To state the obvious, the tolerance in question is moral and social tolerance.  After all, no one is talking about being tolerant with regard to how airplanes or trains operate.  We want these modes of transportation to operate effectively.  And it is manifestly clear what we have to do in order to achieve that.  Again, no one is talking about being tolerant with regard to whether lions are generally ferocious or whether the domestic dog is the elephant’s natural enemy.  The laws of nature with regard to wild animals seem to be a rather settled matter.

But when it comes to human beings, the thought seems to be that there is no right and wrong way to live.  Hence, there are no deliverances from human nature in this regard.  And part of the argument, of course, is that human beings have remained alive across a multitude of radically diverse social practices.  Implicit in the argument is the assumption that human beings would die from the practices if the practices were inimical to human nature.  So, as the rhetorical question goes: Who is to say that one way of life is better than another? 
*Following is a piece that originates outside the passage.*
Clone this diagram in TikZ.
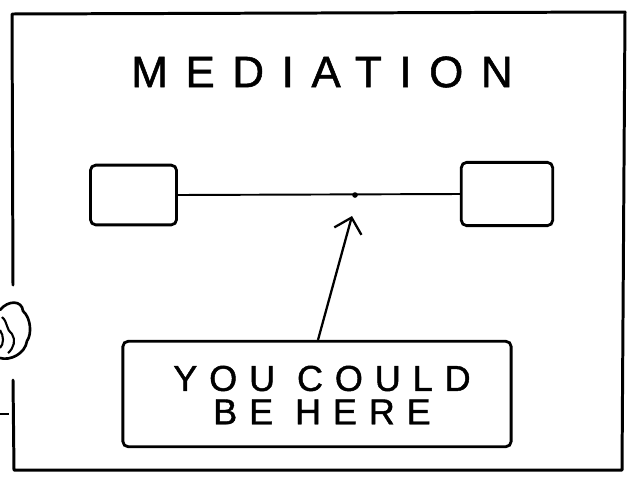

Slavery quickly becomes problematic for this point of view, since those who insist upon tolerance most certainly do not mean that slavery is just fine in societies that practice it.  And while slavery itself has died out here and there, this is not because sufficiently many of those who were either slaves or slave owners eventually died from the practice that sustaining the practice was no longer feasible.  Nor can it be argued that human nature is such that the being a slave naturally deemed inappropriate and despicable to all who are slaves.  For one this claim is false.  For another, this claims is incompatible with the very thesis advanced by those who demand tolerance, since the claim entails, contrary to what the advocates of tolerance maintain, that human nature does yield some truths about what is good and not good for human beings.
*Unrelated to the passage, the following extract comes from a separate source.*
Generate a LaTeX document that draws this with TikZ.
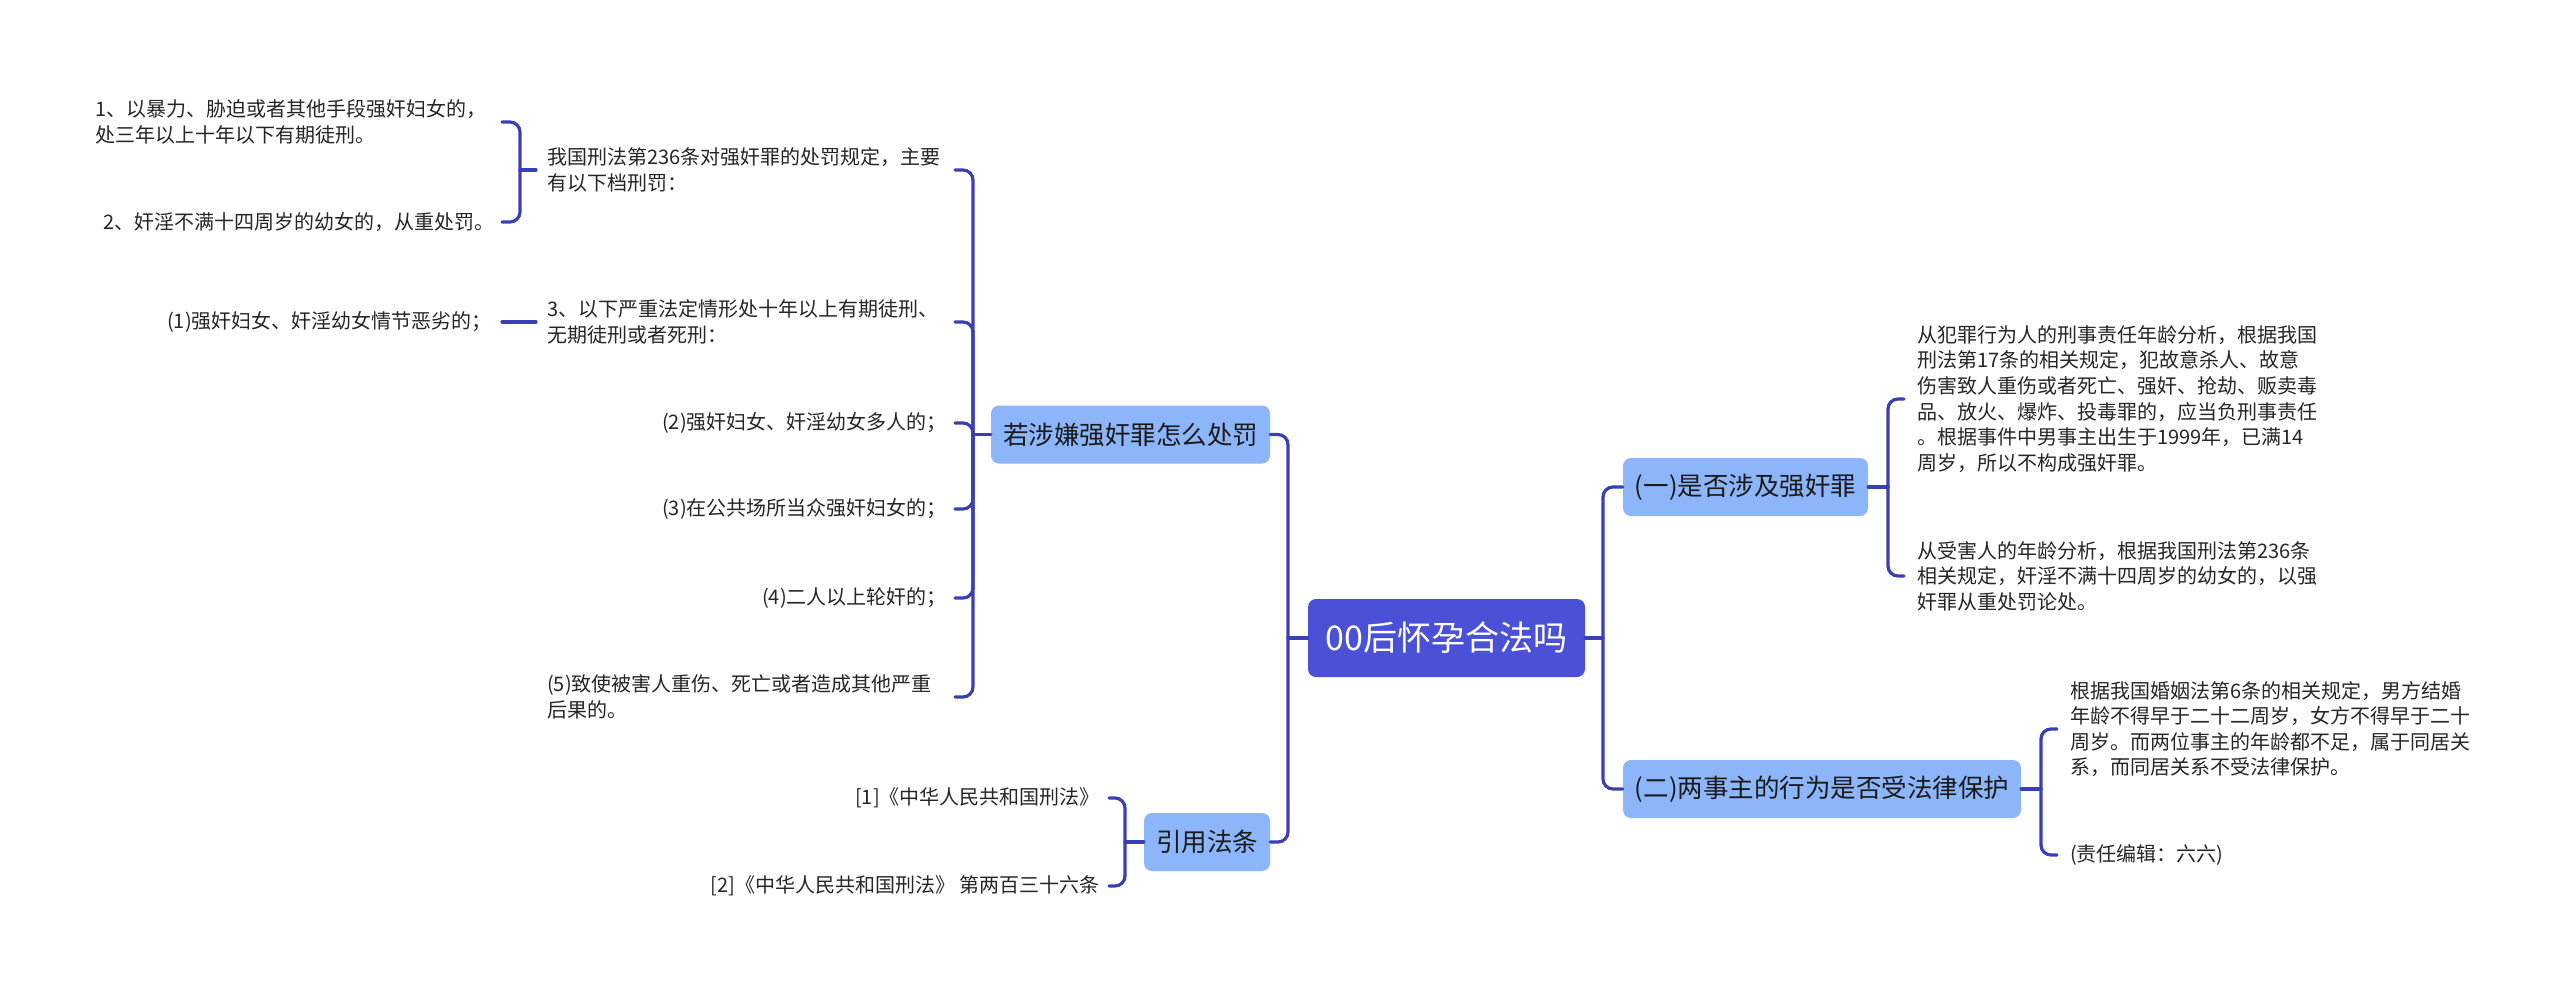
\documentclass[tikz,border=0pt]{standalone}
\usepackage{fontspec}
\setmainfont{Noto Sans CJK SC}
\definecolor{linec}{HTML}{3A3FB6}
\definecolor{rootc}{HTML}{4A51D6}
\definecolor{hubc}{HTML}{8DB5FA}
\definecolor{leafc}{HTML}{262626}
\definecolor{hubtext}{HTML}{1A1A1A}
\tikzset{
  leaf/.style={font=\fontsize{20}{25.6}\selectfont, text=leafc, inner sep=0pt, align=left},
  hub/.style={fill=hubc, rounded corners=8pt, font=\fontsize{25.5}{30}\selectfont, text=hubtext,
              minimum height=58pt, inner sep=0pt},
  rootbox/.style={fill=rootc, rounded corners=8pt, text=white, font=\fontsize{34}{40}\selectfont,
              minimum width=277pt, minimum height=78pt, inner sep=0pt},
  conn/.style={draw=linec, line width=3.2pt, rounded corners=10pt, line cap=round}
}
\begin{document}
\begin{tikzpicture}[x=1pt,y=-1pt]
\fill[white] (0,0) rectangle (2560,994);
\useasboundingbox (0,0) rectangle (2560,994);

% root and hubs
\node[rootbox] (root) at (1446.5,638) {00后怀孕合法吗};
\node[hub, minimum width=279pt] (hA) at (1130.5,434.5) {若涉嫌强奸罪怎么处罚};
\node[hub, minimum width=126pt] (hB) at (1207,842) {引用法条};
\node[hub, minimum width=245pt] (hC) at (1745.5,487) {(一)是否涉及强奸罪};
\node[hub, minimum width=398pt] (hD) at (1822,789) {(二)两事主的行为是否受法律保护};

% left leaves
\node[leaf, anchor=west] (m1) at (95,122) {1、以暴力、胁迫或者其他手段强奸妇女的，\\处三年以上十年以下有期徒刑。};
\node[leaf, anchor=east] (m2) at (495,222) {2、奸淫不满十四周岁的幼女的，从重处罚。};
\node[leaf, anchor=west] (n1) at (547,170) {我国刑法第236条对强奸罪的处罚规定，主要\\有以下档刑罚：};
\node[leaf, anchor=west] (n2) at (547,322) {3、以下严重法定情形处十年以上有期徒刑、\\无期徒刑或者死刑：};
\node[leaf, anchor=east] (p1) at (492,322) {(1)强奸妇女、奸淫幼女情节恶劣的；};
\node[leaf, anchor=east] (n3) at (947,423) {(2)强奸妇女、奸淫幼女多人的；};
\node[leaf, anchor=east] (n4) at (947,509) {(3)在公共场所当众强奸妇女的；};
\node[leaf, anchor=east] (n5) at (947,598) {(4)二人以上轮奸的；};
\node[leaf, anchor=west] (n6) at (547,697) {(5)致使被害人重伤、死亡或者造成其他严重\\后果的。};
\node[leaf, anchor=east] (b1) at (1100,798) {[1]《中华人民共和国刑法》};
\node[leaf, anchor=east] (b2) at (1100,886) {[2]《中华人民共和国刑法》 第两百三十六条};

% right leaves
\node[leaf, anchor=west] (c1) at (1917,399) {从犯罪行为人的刑事责任年龄分析，根据我国\\刑法第17条的相关规定，犯故意杀人、故意\\伤害致人重伤或者死亡、强奸、抢劫、贩卖毒\\品、放火、爆炸、投毒罪的，应当负刑事责任\\。根据事件中男事主出生于1999年，已满14\\周岁，所以不构成强奸罪。};
\node[leaf, anchor=west] (c2) at (1917,576) {从受害人的年龄分析，根据我国刑法第236条\\相关规定，奸淫不满十四周岁的幼女的，以强\\奸罪从重处罚论处。};
\node[leaf, anchor=west] (d1) at (2070,729) {根据我国婚姻法第6条的相关规定，男方结婚\\年龄不得早于二十二周岁，女方不得早于二十\\周岁。而两位事主的年龄都不足，属于同居关\\系，而同居关系不受法律保护。};
\node[leaf, anchor=west] (d2) at (2070,855) {(责任编辑：六六)};

% junction coordinates
\coordinate (jRL) at (1288,638);
\coordinate (jRR) at (1603,638);
\coordinate (jA) at (973,434.5);
\coordinate (sA) at (955,0);
\coordinate (jN) at (520,170);
\coordinate (sN) at (502,0);
\coordinate (jB) at (1125,842);
\coordinate (sB) at (1109,0);
\coordinate (jC) at (1888,487);
\coordinate (sC) at (1904,0);
\coordinate (jD) at (2041,789);
\coordinate (sD) at (2057,0);

% root connectors
\draw[conn] (root.west) -- (jRL);
\draw[conn] (jRL) |- (hA.east);
\draw[conn] (jRL) |- (hB.east);
\draw[conn] (root.east) -- (jRR);
\draw[conn] (jRR) |- (hC.west);
\draw[conn] (jRR) |- (hD.west);

% hub A
\draw[conn] (hA.west) -- (jA);
\draw[conn] (jA) |- (n1.east -| sA);
\draw[conn] (jA) |- (n2.east -| sA);
\draw[conn] (jA) |- (n3.east -| sA);
\draw[conn] (jA) |- (n4.east -| sA);
\draw[conn] (jA) |- (n5.east -| sA);
\draw[conn] (jA) |- (n6.east -| sA);

% n1 bracket
\draw[conn, shorten <=11pt] (n1.west) -- (jN);
\draw[conn] (jN) |- (m1.east -| sN);
\draw[conn] (jN) |- (m2.east -| sN);

% n2 -> (1)
\draw[conn, shorten <=11pt] (n2.west) -- (n2.west -| sN);

% hub B
\draw[conn] (hB.west) -- (jB);
\draw[conn] (jB) |- (b1.east -| sB);
\draw[conn] (jB) |- (b2.east -| sB);

% hub C
\draw[conn] (hC.east) -- (jC);
\draw[conn] (jC) |- (c1.west -| sC);
\draw[conn] (jC) |- (c2.west -| sC);

% hub D
\draw[conn] (hD.east) -- (jD);
\draw[conn] (jD) |- (d1.west -| sD);
\draw[conn] (jD) |- (d2.west -| sD);
\end{tikzpicture}
\end{document}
Rightfully mindful of the damage that intolerance has done, advocates of tolerance thus reason that it is better to be tolerant of all views than to be misguided en masse by a mistaken one.  Therein lies the problem.  Being tolerant of all views is not an enemy of hate.  Rather, it is a mighty friend of hate.  And one reason for this is that tolerance silences both criticism and self-criticism. 

All a person has to do nowadays is to claim to be following the traditions of his people in thinking or doing something.  And voilà: The individual almost has free rein to hold any view he damn well pleases.  “Women should be subordinate to men”: My tradition says it is so.  “All whites are racists and deserves to die”: My tradition says it is so.  Tradition bestows moral impunity upon all views.  For that, alas, is what tolerance of others is all about.  Suddenly, being true to one's traditions is a sine qua non of living well.  Whites, of course, are the exception to this principle.   
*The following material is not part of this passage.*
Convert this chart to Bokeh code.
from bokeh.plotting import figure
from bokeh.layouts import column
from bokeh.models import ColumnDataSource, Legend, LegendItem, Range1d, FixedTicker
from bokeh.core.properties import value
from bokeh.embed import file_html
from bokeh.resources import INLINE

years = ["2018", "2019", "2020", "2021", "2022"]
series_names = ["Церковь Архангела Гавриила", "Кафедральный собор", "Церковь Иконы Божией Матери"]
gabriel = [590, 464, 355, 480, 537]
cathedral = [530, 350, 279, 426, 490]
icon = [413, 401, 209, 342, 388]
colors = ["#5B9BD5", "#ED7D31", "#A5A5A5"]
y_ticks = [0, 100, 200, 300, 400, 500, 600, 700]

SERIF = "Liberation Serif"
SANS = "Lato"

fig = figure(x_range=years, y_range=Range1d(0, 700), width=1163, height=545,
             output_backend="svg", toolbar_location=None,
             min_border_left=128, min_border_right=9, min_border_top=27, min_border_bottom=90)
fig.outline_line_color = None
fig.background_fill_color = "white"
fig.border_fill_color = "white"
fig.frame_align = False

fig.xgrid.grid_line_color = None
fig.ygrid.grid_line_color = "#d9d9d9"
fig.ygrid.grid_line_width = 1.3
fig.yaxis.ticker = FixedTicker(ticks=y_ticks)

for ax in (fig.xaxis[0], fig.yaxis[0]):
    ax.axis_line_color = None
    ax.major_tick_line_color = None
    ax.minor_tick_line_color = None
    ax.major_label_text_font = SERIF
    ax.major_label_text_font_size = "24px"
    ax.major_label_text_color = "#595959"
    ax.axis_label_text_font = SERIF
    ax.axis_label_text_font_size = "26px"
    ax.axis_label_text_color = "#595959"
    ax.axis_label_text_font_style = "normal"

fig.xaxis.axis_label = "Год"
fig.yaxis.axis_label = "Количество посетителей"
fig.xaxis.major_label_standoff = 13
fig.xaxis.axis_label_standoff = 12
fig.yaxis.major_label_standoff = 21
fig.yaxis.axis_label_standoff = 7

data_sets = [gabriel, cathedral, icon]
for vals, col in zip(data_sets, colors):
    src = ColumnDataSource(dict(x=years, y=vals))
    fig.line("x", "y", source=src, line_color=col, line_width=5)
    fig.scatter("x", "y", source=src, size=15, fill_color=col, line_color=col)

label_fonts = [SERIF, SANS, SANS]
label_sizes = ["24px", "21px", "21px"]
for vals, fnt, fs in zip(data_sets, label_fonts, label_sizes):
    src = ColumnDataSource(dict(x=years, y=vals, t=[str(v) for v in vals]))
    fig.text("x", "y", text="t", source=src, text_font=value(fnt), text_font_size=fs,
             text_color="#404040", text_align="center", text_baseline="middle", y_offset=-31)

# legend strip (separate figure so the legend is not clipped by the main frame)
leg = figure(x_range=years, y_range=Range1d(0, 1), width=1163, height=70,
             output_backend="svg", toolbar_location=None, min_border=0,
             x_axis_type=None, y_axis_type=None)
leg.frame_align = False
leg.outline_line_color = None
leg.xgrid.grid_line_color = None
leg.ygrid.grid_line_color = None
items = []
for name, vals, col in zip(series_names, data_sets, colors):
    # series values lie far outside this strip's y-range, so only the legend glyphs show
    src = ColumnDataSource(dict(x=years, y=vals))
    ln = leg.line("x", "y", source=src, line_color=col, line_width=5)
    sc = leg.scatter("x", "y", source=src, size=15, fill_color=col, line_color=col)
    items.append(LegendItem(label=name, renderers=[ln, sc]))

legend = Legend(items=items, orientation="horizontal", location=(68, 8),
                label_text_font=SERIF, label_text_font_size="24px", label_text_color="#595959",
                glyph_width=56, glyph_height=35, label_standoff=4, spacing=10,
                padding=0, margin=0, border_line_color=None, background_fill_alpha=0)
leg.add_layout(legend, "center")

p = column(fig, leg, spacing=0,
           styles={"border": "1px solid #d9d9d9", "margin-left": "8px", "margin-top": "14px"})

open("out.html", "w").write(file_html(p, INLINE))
But unless one is blind, it has to be obvious that tolerance thus understood is extremely fertile soil for the seeds of hatred—the very thing that tolerance is supposed to undermine. 

Remember the idea that it is better to be tolerant than to be in the grips of a mistaken ideology.  Tolerance: Behold thy self.  Advocates of tolerance: Behold the nasty and bitter fruits of your ideology.  Here we are in the 21st Century; and hatred abounds.  And the unmistakable handmaiden of hate has been tolerance.  

My view is that tolerance without objectivity silences criticism and self-criticism.  And where the good for oneself has implications that involve the will and moral standing of another, it is simply not enough to cite tradition as a justification for one’s behavior.  Thus, hatred cannot be justified in the name of tradition.  Nor can the superiority of one’s views be justified simply in the of tradition. 

The distinctive feature of human beings vis à vis other creatures on the face of the earth is that we are capable of self-reflection.  Tolerance is inimical to self-reflection precisely because it allows people to hide behind tradition in advocating some of the most vitriolic views known to humanity. 

There is no denying that there have vicious and horrendous ideologies.  But the very point is that we rightly hold these ideologies to be false.  So the very consideration that animates tolerance is objectivity—not its absence.  The idea has been to avoid false ideologies.  This cannot be done by pretending that tradition suffices to render a view immune to moral and rational criticism. 

It will not be lost on the philosophers reading this page that what I have done is given substance to the view that the idea of tolerance when pushed far enough because incoherent, since it allows that one tolerance intolerance itself.  I have done so by putting a little flesh on the bones of tolerance, namely by drawing attention to the reality of hate. 

Present-day-advocates of tolerance must surely do mean to be supporting hate.  A most poignant truth is that is precisely what they have unwittingly done.  This is why it is has turned out that in the 21st Century the hatred that prevails is radically at odds with the fact of humanity that is known so well to all.  For the present-day-advocates of tolerance have, in the name of tolerating traditions, given their blessings to hatred itself.  No matter how sacred one’s traditions may be, the de-valuing of innocent life is not thereby rendered less morally depraved. 

To the extent that we have allowed tolerance to hijack the reality of moral innocence, we have become accomplices, however unwittingly, of evil itself.